3. Post-Analytical Errors

• Data Interpretation:

• • Reference Ranges: Results can be misinterpreted if the laboratory does not use appropriate reference ranges based on the tested population.
  • Variability: Variability in results may arise from differences in methodology or equipment between laboratories.

• Human Error:

• • Pipetting Errors: Inaccurate pipetting can lead to errors in sample and reagent volumes. Ensure proper techniques and use calibrated pipettes.
  • Calculation Mistakes: Errors in calculating haemoglobin concentration from absorbance values can skew results.

---

Standardization of Instruments for Hemoglobin Estimation

1. Calibration of Spectrophotometer

• Blank Calibration:

• • Use distilled water or a blank of the reagent solution (Drabkin’s solution) to set the baseline absorbance to zero. This step ensures that only the absorbance from the haemoglobin is measured.
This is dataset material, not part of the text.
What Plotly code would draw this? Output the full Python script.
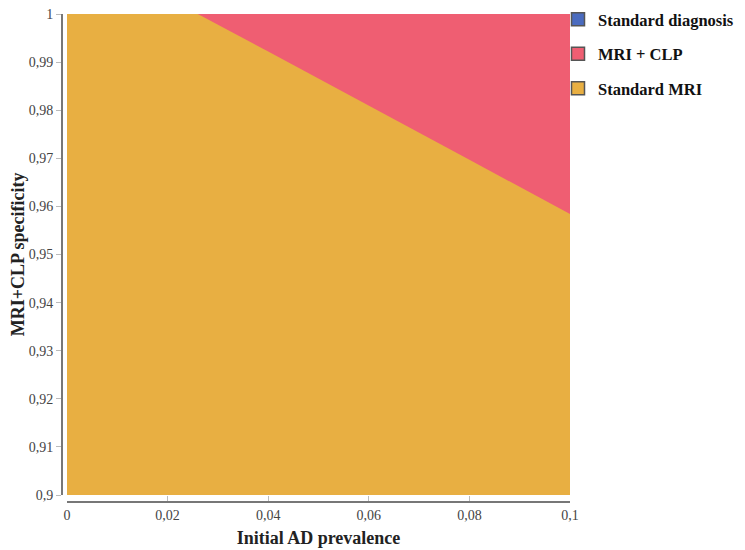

• Standard Curve Preparation:

• • Create a standard curve using several known haemoglobin concentrations (e.g., 0, 5, 10, 15 g/dL). Measure the absorbance of these standards to establish a relationship between absorbance and concentration.
  • Plot the absorbance against haemoglobin concentration to derive the equation for future calculations.

 

2. Quality Control

• Control Samples:

• • Use quality control samples with known haemoglobin concentrations alongside patient samples. Regular testing of controls helps monitor the accuracy and precision of the method.
  • Analyze control samples daily to ensure the system is functioning correctly.

• Documentation:

• • Maintain a log of all control measurements, calibration data, and any adjustments made to the equipment or procedures. This documentation is crucial for tracking performance over time.

 

3. Routine Maintenance

• Cleaning:

• • Regularly clean cuvettes and the spectrophotometer to prevent contamination and ensure consistent results. Follow the manufacturer’s recommendations for cleaning procedures.

• Professional Servicing:

• • Schedule periodic servicing and calibrating of the spectrophotometer by qualified technicians to maintain accuracy and reliability.

 

4. Training of Personnel

• Standard Operating Procedures (SOPs):

• • Develop and implement clear SOPs for all aspects of haemoglobin testing, including specimen collection, reagent preparation, measurement, and interpretation.
  • Ensure that all laboratory personnel know and adhere to these SOPs.

• Training Programs:

• • Provide regular training for staff on the latest techniques, equipment use, and error-reduction strategies. Continuous education helps reduce human error and improve overall laboratory performance.